Jerome Powell said last Monday that the U.S. economy is clearly better able to withstand an oil shock now than it was in the 1970s. The U.S. is the world’s largest oil producer. But that didn’t stop Powell from making a sharper statement on inflation (see above) than he did in the press conference immediately following the Fed’s rate hike a few days earlier.

4. Stock Market

Wall Street’s three major indexes ended last week higher, with the Nasdaq and S&P 500 up 2% and 1.8%, respectively, and the Dow up 0.3%.

U.S. Treasury yields jumped on Friday; with benchmark 10-year bonds rising to near 3-year highs as the market grappled with high inflation and the fact that the Federal Reserve could easily trigger a downturn with a sharp tightening of monetary policy.

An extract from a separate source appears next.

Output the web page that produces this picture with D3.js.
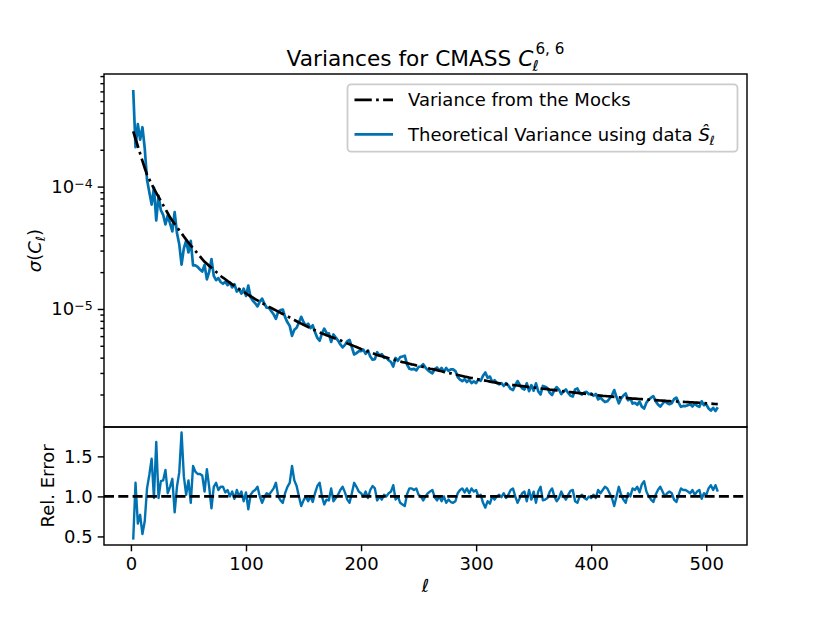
<!DOCTYPE html>
<html>
<head>
<meta charset="utf-8">
<script src="https://d3js.org/d3.v7.min.js"></script>
<style>
  body { margin: 0; background: #ffffff; }
  svg text { font-family: "DejaVu Sans", sans-serif; fill: #000; }
</style>
</head>
<body>
<script>

// multipoles (every second ell, 2..510)
var ell = d3.range(2, 511, 2);

// variance from the mocks, in units of 1e-6
var mockVar = [
  283,246,214,186,162,142,125,114.4,104.8,96.1,
  89.0,82.4,76.3,70.6,65.4,60.6,56.1,52.5,49.5,46.7,
  44.0,41.5,39.1,36.9,34.8,33.1,31.4,29.8,28.3,26.9,
  25.5,24.3,23.4,22.5,21.7,20.9,20.1,19.3,18.6,18.0,
  17.5,16.9,16.4,15.9,15.45,14.98,14.55,14.16,13.78,13.41,
  13.05,12.70,12.36,12.04,11.75,11.47,11.18,10.91,10.65,10.39,
  10.17,9.95,9.73,9.52,9.32,9.11,8.92,8.71,8.51,8.32,
  8.13,7.94,7.76,7.59,7.43,7.28,7.13,6.98,6.84,6.70,
  6.56,6.43,6.31,6.21,6.11,6.01,5.91,5.82,5.72,5.63,
  5.54,5.44,5.34,5.24,5.15,5.06,4.97,4.88,4.79,4.71,
  4.64,4.56,4.49,4.42,4.35,4.28,4.21,4.16,4.11,4.06,
  4.01,3.96,3.91,3.86,3.82,3.77,3.72,3.68,3.65,3.61,
  3.57,3.53,3.50,3.46,3.43,3.39,3.36,3.32,3.29,3.25,
  3.22,3.19,3.16,3.13,3.10,3.06,3.03,3.00,2.98,2.95,
  2.92,2.89,2.86,2.83,2.80,2.78,2.75,2.73,2.71,2.68,
  2.66,2.64,2.62,2.60,2.58,2.55,2.53,2.51,2.49,2.47,
  2.45,2.44,2.43,2.42,2.40,2.39,2.38,2.37,2.35,2.34,
  2.33,2.32,2.30,2.29,2.28,2.27,2.25,2.24,2.23,2.22,
  2.21,2.19,2.18,2.17,2.16,2.15,2.14,2.12,2.11,2.10,
  2.09,2.08,2.07,2.06,2.05,2.04,2.03,2.02,2.01,2.00,
  1.99,1.98,1.97,1.96,1.95,1.944,1.936,1.929,1.921,1.914,
  1.906,1.898,1.891,1.884,1.876,1.868,1.861,1.854,1.848,1.843,
  1.837,1.831,1.826,1.820,1.814,1.809,1.803,1.798,1.792,1.786,
  1.781,1.776,1.770,1.766,1.762,1.758,1.754,1.749,1.745,1.741,
  1.737,1.733,1.729,1.725,1.720,1.716,1.712,1.707,1.701,1.695,
  1.690,1.684,1.679,1.673,1.668
];

// relative error (mocks / theory)
var relErr = [
  0.46,1.17,0.66,0.77,0.53,0.69,1.10,1.27,1.47,0.98,
  1.68,0.98,1.19,1.20,1.33,1.04,1.12,1.22,0.80,1.12,
  1.30,1.80,1.25,1.02,1.20,0.92,1.38,1.31,1.28,1.28,
  1.26,1.06,1.34,1.12,0.85,1.12,1.17,1.08,1.12,1.12,
  1.05,1.08,1.00,1.06,0.97,1.08,1.00,1.06,0.94,1.05,
  0.84,1.02,1.06,1.08,1.12,1.00,0.92,0.99,1.04,1.02,
  1.06,1.10,1.17,1.00,0.95,0.92,1.04,1.12,1.17,1.38,
  1.20,1.13,1.00,0.88,0.95,1.00,0.94,1.00,0.93,1.04,
  1.13,1.17,1.00,0.90,0.96,0.95,1.10,0.94,0.98,1.02,
  1.08,1.12,1.05,0.96,0.92,1.04,1.17,1.12,1.06,1.04,
  1.00,1.06,0.98,1.08,1.13,1.10,0.95,1.00,0.96,1.02,
  1.00,1.04,1.06,1.14,0.96,1.00,0.92,0.90,0.88,1.03,
  1.10,1.10,1.08,1.10,1.02,1.00,0.95,1.00,1.04,1.06,
  1.08,0.99,0.95,1.00,0.94,1.00,0.92,0.96,0.93,0.92,
  0.94,1.04,1.08,1.10,1.05,1.10,1.04,1.10,1.06,1.08,
  1.00,1.02,0.92,0.86,0.94,0.91,1.00,0.96,1.00,1.02,
  0.99,1.04,0.98,1.02,1.08,1.10,1.00,0.92,0.98,1.04,
  1.06,0.94,1.08,0.96,1.06,0.92,1.06,1.12,0.95,0.96,
  0.98,1.06,1.10,1.00,0.94,0.98,1.06,1.00,0.96,1.02,
  1.07,1.08,0.94,0.92,1.00,1.02,0.98,0.96,1.00,0.98,
  1.02,0.98,1.08,1.04,1.08,1.12,1.10,1.04,0.98,0.88,
  1.00,1.12,1.02,0.96,0.92,1.04,1.00,1.10,1.08,1.12,
  1.05,1.15,1.19,1.06,1.00,0.96,0.93,1.02,1.08,1.12,
  1.06,1.00,1.04,1.06,1.04,0.96,0.93,1.02,1.10,1.08,
  1.08,1.06,1.04,1.08,1.02,1.06,1.08,0.97,1.04,1.02,
  1.10,1.14,1.08,1.14,1.06
];

var xTicks = [0, 100, 200, 300, 400, 500];
var relTicks = [0.5, 1.0, 1.5];
var logMajor = [1e-5, 1e-4];
var logMinor = [2e-6,3e-6,4e-6,5e-6,6e-6,7e-6,8e-6,9e-6,
                2e-5,3e-5,4e-5,5e-5,6e-5,7e-5,8e-5,9e-5,
                2e-4,3e-4,4e-4,5e-4,6e-4,7e-4,8e-4,9e-4];

var blue = "#0072b2";

// rows: theory variance = mocks / rel. error
var rows = ell.map(function(l, i) {
  return { l: l, mock: mockVar[i] * 1e-6, theo: mockVar[i] * 1e-6 / relErr[i], rel: relErr[i] };
});

var axL = 104, axR = 747, axT = 74, axM = 427, axB = 545;

var svg = d3.select("body").append("svg")
  .attr("width", 830)
  .attr("height", 623);

// matplotlib style 5% margins
var xExt = d3.extent(ell);
var xPad = 0.05 * (xExt[1] - xExt[0]);
var x = d3.scaleLinear().domain([xExt[0] - xPad, xExt[1] + xPad]).range([axL, axR]);

var allV = rows.map(function(d) { return d.mock; }).concat(rows.map(function(d) { return d.theo; }));
var lgLo = Math.log10(d3.min(allV)), lgHi = Math.log10(d3.max(allV));
var lgPad = 0.05 * (lgHi - lgLo);
var yTop = d3.scaleLog().domain([Math.pow(10, lgLo - lgPad), Math.pow(10, lgHi + lgPad)]).range([axM, axT]);

var rExt = d3.extent(relErr);
var rPad = 0.05 * (rExt[1] - rExt[0]);
var yBot = d3.scaleLinear().domain([rExt[0] - rPad, rExt[1] + rPad]).range([axB, axM]);

// ---- top panel lines
var theoLine = d3.line().x(function(d) { return x(d.l); }).y(function(d) { return yTop(d.theo); });
var mockLine = d3.line().x(function(d) { return x(d.l); }).y(function(d) { return yTop(d.mock); });

svg.append("path").datum(rows)
  .attr("fill", "none")
  .attr("stroke", blue)
  .attr("stroke-width", 2.7)
  .attr("stroke-linejoin", "round")
  .attr("d", theoLine);

svg.append("path").datum(rows)
  .attr("fill", "none")
  .attr("stroke", "#000")
  .attr("stroke-width", 2.7)
  .attr("stroke-dasharray", "17.3,4.3,2.7,4.3")
  .attr("d", mockLine);

// ---- bottom panel lines
var relLine = d3.line().x(function(d) { return x(d.l); }).y(function(d) { return yBot(d.rel); });

svg.append("path").datum(rows)
  .attr("fill", "none")
  .attr("stroke", blue)
  .attr("stroke-width", 2.4)
  .attr("stroke-linejoin", "round")
  .attr("d", relLine);

svg.append("line")
  .attr("x1", axL).attr("x2", axR)
  .attr("y1", yBot(1)).attr("y2", yBot(1))
  .attr("stroke", "#000")
  .attr("stroke-width", 2.7)
  .attr("stroke-dasharray", "10,4.3");

// ---- axes
function styleAxis(g) {
  g.select(".domain").remove();
  g.attr("font-family", "DejaVu Sans").attr("font-size", 18);
  g.selectAll(".tick line").attr("stroke", "#000").attr("stroke-width", 1.44);
}

var topMajor = svg.append("g")
  .attr("transform", "translate(" + axL + ",0)")
  .call(d3.axisLeft(yTop).tickValues(logMajor).tickSize(6.3).tickPadding(5).tickFormat(function() { return ""; }))
  .call(styleAxis);

topMajor.selectAll(".tick text").each(function(d) {
  var t = d3.select(this).text("10");
  t.append("tspan")
    .attr("dy", "-0.42em")
    .attr("font-size", "12.6px")
    .text("\u2212" + Math.round(-Math.log10(d)));
});

svg.append("g")
  .attr("transform", "translate(" + axL + ",0)")
  .call(d3.axisLeft(yTop).tickValues(logMinor.filter(function(v) {
      return v >= yTop.domain()[0] && v <= yTop.domain()[1];
    })).tickSize(3.6).tickFormat(function() { return ""; }))
  .call(styleAxis);

svg.append("g")
  .attr("transform", "translate(" + axL + ",0)")
  .call(d3.axisLeft(yBot).tickValues(relTicks).tickSize(6.3).tickPadding(5).tickFormat(d3.format(".1f")))
  .call(styleAxis);

svg.append("g")
  .attr("transform", "translate(0," + axB + ")")
  .call(d3.axisBottom(x).tickValues(xTicks).tickSize(6.3).tickPadding(6).tickFormat(d3.format("d")))
  .call(styleAxis);

// frames
svg.append("rect")
  .attr("x", axL).attr("y", axT).attr("width", axR - axL).attr("height", axM - axT)
  .attr("fill", "none").attr("stroke", "#000").attr("stroke-width", 1.44);
svg.append("rect")
  .attr("x", axL).attr("y", axM).attr("width", axR - axL).attr("height", axB - axM)
  .attr("fill", "none").attr("stroke", "#000").attr("stroke-width", 1.44);

// ---- title
var tg = svg.append("g");
var tMain = tg.append("text").attr("y", 65.5).attr("font-size", "21.7px");
tMain.append("tspan").text("Variances for CMASS ");
tMain.append("tspan").attr("font-style", "italic").text("C");
var wMain = tMain.node().getComputedTextLength();
tg.append("text")
  .attr("x", wMain - 1).attr("y", 71)
  .attr("font-size", "15.2px").attr("font-style", "italic")
  .text("\u2113");
var tSup = tg.append("text")
  .attr("x", wMain + 2).attr("y", 54)
  .attr("font-size", "15.2px")
  .text("6, 6");
var wAll = wMain + 2 + tSup.node().getComputedTextLength();
tg.attr("transform", "translate(" + ((axL + axR) / 2 - wAll / 2) + ",0)");

// ---- axis labels
var yl = svg.append("text")
  .attr("transform", "translate(41," + ((axT + axM) / 2) + ") rotate(-90)")
  .attr("text-anchor", "middle")
  .attr("font-size", "18px");
yl.append("tspan").attr("font-style", "italic").text("\u03c3");
yl.append("tspan").text("(");
yl.append("tspan").attr("font-style", "italic").text("C");
yl.append("tspan").attr("font-style", "italic").attr("font-size", "12.6px").attr("dy", 4).text("\u2113");
yl.append("tspan").attr("dy", -4).text(")");

svg.append("text")
  .attr("transform", "translate(54," + ((axM + axB) / 2) + ") rotate(-90)")
  .attr("text-anchor", "middle")
  .attr("font-size", "18px")
  .text("Rel. Error");

svg.append("text")
  .attr("x", (axL + axR) / 2).attr("y", 592)
  .attr("text-anchor", "middle")
  .attr("font-size", "18px")
  .attr("font-style", "italic")
  .text("\u2113");

// ---- legend
var lg = svg.append("g");
lg.append("rect")
  .attr("x", 347.5).attr("y", 84.3).attr("width", 390).attr("height", 67.4)
  .attr("rx", 3.6).attr("ry", 3.6)
  .attr("fill", "#fff").attr("fill-opacity", 0.8)
  .attr("stroke", "#cccccc").attr("stroke-width", 1.8);

var legendItems = [
  { y: 99.8, stroke: "#000", dash: "17.3,4.3,2.7,4.3" },
  { y: 134.4, stroke: blue, dash: null }
];
lg.selectAll("line.handle").data(legendItems).enter().append("line")
  .attr("class", "handle")
  .attr("x1", 354.5).attr("x2", 393)
  .attr("y1", function(d) { return d.y; }).attr("y2", function(d) { return d.y; })
  .attr("stroke", function(d) { return d.stroke; })
  .attr("stroke-width", 2.7)
  .attr("stroke-dasharray", function(d) { return d.dash; });

lg.append("text")
  .attr("x", 408).attr("y", legendItems[0].y + 6.5)
  .attr("font-size", "18px")
  .text("Variance from the Mocks");

var l2 = lg.append("text")
  .attr("x", 408).attr("y", legendItems[1].y + 6.5)
  .attr("font-size", "18px");
l2.append("tspan").text("Theoretical Variance using data ");
l2.append("tspan").attr("font-style", "italic").text("\u015c");
l2.append("tspan").attr("font-style", "italic").attr("font-size", "12.6px").attr("dy", 4).text("\u2113");

</script>
</body>
</html>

“The stock market is evaluating the conditions for a rate hike,” Keith Buchanan, a portfolio manager at Globalt Investments in Atlanta, told Reuters in an interview.

That’s causing bank stocks to rise faster than the rest of the market at the same time “increasing pressure on riskier elements of the market,” such as growth stocks, he said.

5. Eurozone Inflation

The Eurozone will release inflation data on Friday, and economists expect the Consumer Price Index (CPI) to hit a new record high of 6.5% amid a surge in energy prices.

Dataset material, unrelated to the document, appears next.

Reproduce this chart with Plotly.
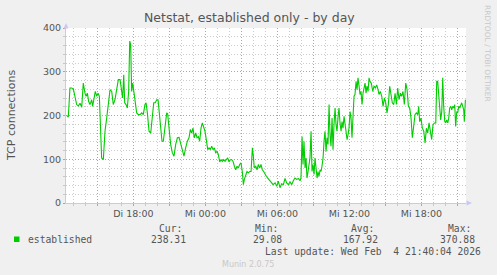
import plotly.graph_objects as go

# ---- data: time in hours since Tue 00:00, TCP established connections ----
hours = [
    12.45, 12.58, 12.72, 12.86, 13.00, 13.14, 13.28, 13.42, 13.56, 13.70,
    13.83, 13.97, 14.06, 14.17, 14.28, 14.39, 14.53, 14.61, 14.72, 14.83,
    14.95, 15.06, 15.17, 15.28, 15.36, 15.50, 15.64, 15.78, 15.92, 16.06,
    16.20, 16.33, 16.47, 16.61, 16.75, 16.89, 17.00, 17.11, 17.20, 17.28,
    17.39, 17.50, 17.61, 17.70, 17.78, 17.86, 17.95, 18.06, 18.17, 18.28,
    18.42, 18.56, 18.70, 18.83, 18.97, 19.06, 19.17, 19.31, 19.45, 19.58,
    19.70, 19.83, 19.95, 20.06, 20.17, 20.28, 20.39, 20.50, 20.64, 20.78,
    20.86, 20.97, 21.11, 21.25, 21.39, 21.53, 21.67, 21.81, 21.95, 22.08,
    22.22, 22.36, 22.50, 22.64, 22.75, 22.86, 22.97, 23.08, 23.20, 23.31,
    23.42, 23.53, 23.64, 23.75, 23.86, 23.97, 24.08, 24.20, 24.31, 24.42,
    24.53, 24.64, 24.75, 24.86, 24.97, 25.08, 25.20, 25.31, 25.42, 25.53,
    25.64, 25.75, 25.86, 25.97, 26.08, 26.20, 26.31, 26.42, 26.53, 26.64,
    26.75, 26.86, 26.97, 27.08, 27.17, 27.25, 27.36, 27.47, 27.58, 27.70,
    27.81, 27.92, 28.00, 28.08, 28.20, 28.31, 28.42, 28.53, 28.64, 28.75,
    28.86, 28.97, 29.08, 29.20, 29.31, 29.42, 29.53, 29.64,
    29.81, 29.95, 30.08, 30.22, 30.36, 30.50, 30.64, 30.78, 30.92, 31.06,
    31.20, 31.33, 31.47, 31.61, 31.75, 31.89, 31.97, 32.06, 32.14, 32.22,
    32.31, 32.39, 32.47, 32.56, 32.64, 32.72, 32.81, 32.89, 32.97, 33.06,
    33.14, 33.22, 33.31, 33.39, 33.47, 33.56, 33.64, 33.72, 33.81, 33.89,
    33.97, 34.06, 34.14, 34.22, 34.31, 34.39, 34.47, 34.56, 34.64, 34.72,
    34.81, 34.89, 34.97, 35.06, 35.14, 35.22, 35.31, 35.39, 35.47, 35.56,
    35.64, 35.72, 35.81, 35.89, 35.97, 36.06, 36.14, 36.22, 36.31, 36.39,
    36.47, 36.56, 36.64, 36.72, 36.81, 36.89, 36.97, 37.06, 37.14, 37.22,
    37.31, 37.39, 37.47, 37.56, 37.64, 37.72, 37.83, 37.95, 38.06, 38.17,
    38.28, 38.39,
    38.47, 38.58, 38.70, 38.81, 38.92, 39.03, 39.14, 39.25, 39.36, 39.47,
    39.58, 39.70, 39.81, 39.92, 40.03, 40.14, 40.25, 40.36, 40.47, 40.58,
    40.70, 40.81, 40.92, 41.03, 41.14, 41.25, 41.36, 41.47, 41.58, 41.70,
    41.78, 41.86, 41.97, 42.08, 42.20, 42.31, 42.42, 42.53, 42.64, 42.75,
    42.86, 42.97, 43.08, 43.20, 43.28, 43.36, 43.45, 43.53, 43.61, 43.70,
    43.78, 43.86, 43.95, 44.03, 44.11, 44.20, 44.28, 44.36, 44.45, 44.53,
    44.61, 44.70, 44.78, 44.86, 44.95, 45.03, 45.11, 45.20, 45.28, 45.36,
    45.45, 45.53, 45.58, 45.67,
]
established = [
    200, 196, 263, 263, 261, 244, 225, 222, 228, 219,
    274, 251, 244, 251, 232, 225, 236, 221, 240, 255,
    244, 251, 244, 179, 103, 99, 164, 194, 225, 259,
    255, 225, 236, 259, 282, 282, 259, 240, 293, 229,
    225, 217, 255, 370, 362, 255, 274, 248, 229, 206,
    202, 202, 206, 202, 225, 229, 206, 164, 160, 190,
    229, 229, 236, 236, 206, 164, 141, 141, 175, 206,
    204, 164, 134, 115, 107, 134, 149, 150, 134, 122,
    107, 126, 141, 149, 168, 160, 171, 149, 160, 149,
    152, 141, 171, 183, 175, 164, 145, 122, 126, 122,
    130, 122, 126, 115, 118, 111, 94, 99, 95, 99,
    95, 99, 103, 94, 99, 99, 95, 84, 76, 84,
    80, 88, 92, 72, 42, 54, 65, 72, 69, 72,
    72, 126, 107, 80, 84, 76, 88, 80, 88, 76,
    72, 65, 61, 57, 54, 50, 46, 42,
    46, 38, 50, 35, 44, 42, 56, 46, 42, 48,
    42, 51, 57, 54, 56, 51, 57, 152, 88, 141,
    80, 103, 57, 72, 88, 103, 164, 72, 88, 65,
    103, 80, 57, 72, 61, 76, 72, 84, 103, 141,
    164, 118, 149, 134, 225, 156, 130, 194, 122, 179,
    217, 179, 164, 198, 217, 183, 164, 186, 171, 198,
    179, 156, 145, 156, 171, 209, 194, 149, 186, 244,
    248, 278, 259, 286, 267, 248, 255, 225, 251, 259,
    274, 251, 267, 255, 286, 278, 274, 255, 267, 263,
    270, 259,
    248, 255, 244, 221, 240, 229, 206, 225, 267, 248,
    229, 225, 251, 225, 263, 236, 251, 244, 255, 225,
    274, 259, 221, 217, 194, 149, 179, 202, 206, 202,
    221, 186, 194, 171, 164, 137, 171, 160, 183, 164,
    145, 179, 183, 183, 278, 278, 236, 213, 190, 209,
    286, 221, 186, 183, 190, 183, 194, 217, 221, 213,
    221, 217, 225, 175, 209, 206, 221, 217, 225, 229,
    221, 213, 186, 236,
]

x_tick_vals = [15, 18, 21, 24, 27, 30, 33, 36, 39, 42, 45]
x_tick_text = ["", "Di 18:00", "", "Mi 00:00", "", "Mi 06:00", "", "Mi 12:00", "", "Mi 18:00", ""]
y_tick_vals = [0, 100, 200, 300, 400]

legend_name = "established"
stat_labels = ["Cur:", "Min:", "Avg:", "Max:"]
stat_values = ["238.31", "29.08", "167.92", "370.88"]
last_update = "Last update: Wed Feb  4 21:40:04 2026"
title_text = "Netstat, established only - by day"

# ---- layout geometry ----
W, H = 497, 275
L, T, PW, PH = 66, 28, 400, 175
R, B = W - L - PW, H - T - PH


def px(xp):
    return (xp - L) / PW


def py(yp):
    return (T + PH - yp) / PH


GREEN = "#00CC00"
AXIS = "#C8C8F8"
MAJ = "rgba(240,120,120,0.75)"
MIN = "rgba(190,190,190,0.8)"
TXT = "#555555"
MONO = "DejaVu Sans Mono"
SANS = "DejaVu Sans"

fig = go.Figure()
fig.add_trace(go.Scatter(
    x=hours, y=established, mode="lines",
    line=dict(color=GREEN, width=1.1), showlegend=False, hoverinfo="skip",
))

fig.update_layout(
    width=W, height=H,
    margin=dict(l=L, r=R, t=T, b=B, pad=0),
    paper_bgcolor="#F0F0F0", plot_bgcolor="#FFFFFF",
    font=dict(family=SANS, size=10, color=TXT),
    showlegend=False,
    xaxis=dict(
        range=[12.39, 45.72], tickmode="array", tickvals=x_tick_vals, ticktext=x_tick_text,
        showgrid=True, gridcolor=MAJ, griddash="1px,2px", gridwidth=1,
        ticks="outside", ticklen=2, tickcolor=MAJ, tickfont=dict(size=9.5, color=TXT),
        showline=True, linecolor=AXIS, linewidth=1, zeroline=False,
        minor=dict(dtick=1, tick0=0, showgrid=True, gridcolor=MIN, griddash="1px,2px",
                   ticks="outside", ticklen=2, tickcolor=MIN),
        fixedrange=True,
    ),
    yaxis=dict(
        range=[0, 400], tickmode="array", tickvals=y_tick_vals,
        showgrid=True, gridcolor=MAJ, griddash="1px,2px", gridwidth=1,
        ticks="outside", ticklen=2, tickcolor=MAJ, tickfont=dict(size=9.5, color=TXT),
        showline=True, linecolor=AXIS, linewidth=1, zeroline=False,
        minor=dict(dtick=20, tick0=0, showgrid=True, gridcolor=MIN, griddash="1px,2px",
                   ticks="outside", ticklen=2, tickcolor=MIN),
        fixedrange=True,
    ),
)

shapes = []
# axis arrows
shapes.append(dict(type="path", xref="paper", yref="paper",
                   path=f"M {px(466.5)},{py(200.5)} L {px(472)},{py(203)} L {px(466.5)},{py(205.5)} Z",
                   fillcolor=AXIS, line=dict(color=AXIS, width=0)))
shapes.append(dict(type="path", xref="paper", yref="paper",
                   path=f"M {px(63.5)},{py(28.5)} L {px(66)},{py(23)} L {px(68.5)},{py(28.5)} Z",
                   fillcolor=AXIS, line=dict(color=AXIS, width=0)))
# legend colour box
shapes.append(dict(type="rect", xref="paper", yref="paper",
                   x0=px(14), x1=px(19.5), y0=py(242), y1=py(236.5),
                   fillcolor=GREEN, line=dict(color=GREEN, width=0)))
fig.update_layout(shapes=shapes)

ann = []


def text(s, x, y, size, color=TXT, family=SANS, xanchor="center", angle=0):
    ann.append(dict(text=s, x=px(x), y=py(y), xref="paper", yref="paper",
                    showarrow=False, xanchor=xanchor, yanchor="middle",
                    font=dict(family=family, size=size, color=color), textangle=angle))


text(title_text, 249, 18, 12.5, color="#555555")
text("TCP connections", 11, 115, 11, color="#555555", angle=-90)
text("RRDTOOL / TOBI OETIKER", 488, 53, 7.5, color="#C8C8C8", angle=90)
text(legend_name, 26, 239.5, 9.7, family=MONO, xanchor="left")
header_right = [188, 284, 380, 477]
for lab, val, xr in zip(stat_labels, stat_values, header_right):
    text(lab, xr - 17.5, 228, 9.7, family=MONO, xanchor="center")
    text(val, xr, 239.5, 9.7, family=MONO, xanchor="right")
text(last_update, 482.5, 251, 9.7, family=MONO, xanchor="right")
text("Munin 2.0.75", 248, 264.5, 8, color="#C8C8C8")
fig.update_layout(annotations=ann)

fig.write_html("out.html")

The European Central Bank has indicated that there is no rush to raise the interest rate, but given the 2% inflation target, it is not surprising that some officials are calling for one or two rate hikes this year.

A strong inflation figure would bolster their arguments. But bond markets are also suggesting a rate hike is just around the corner, as they have priced in 5 hikes of 10 basis points each by year-end.

German 2-year bond yields rose 30 basis points in March, the biggest monthly increase since 2011. After years of negative yields amid ECB bond purchases to stimulate inflation, it is fast approaching 0%.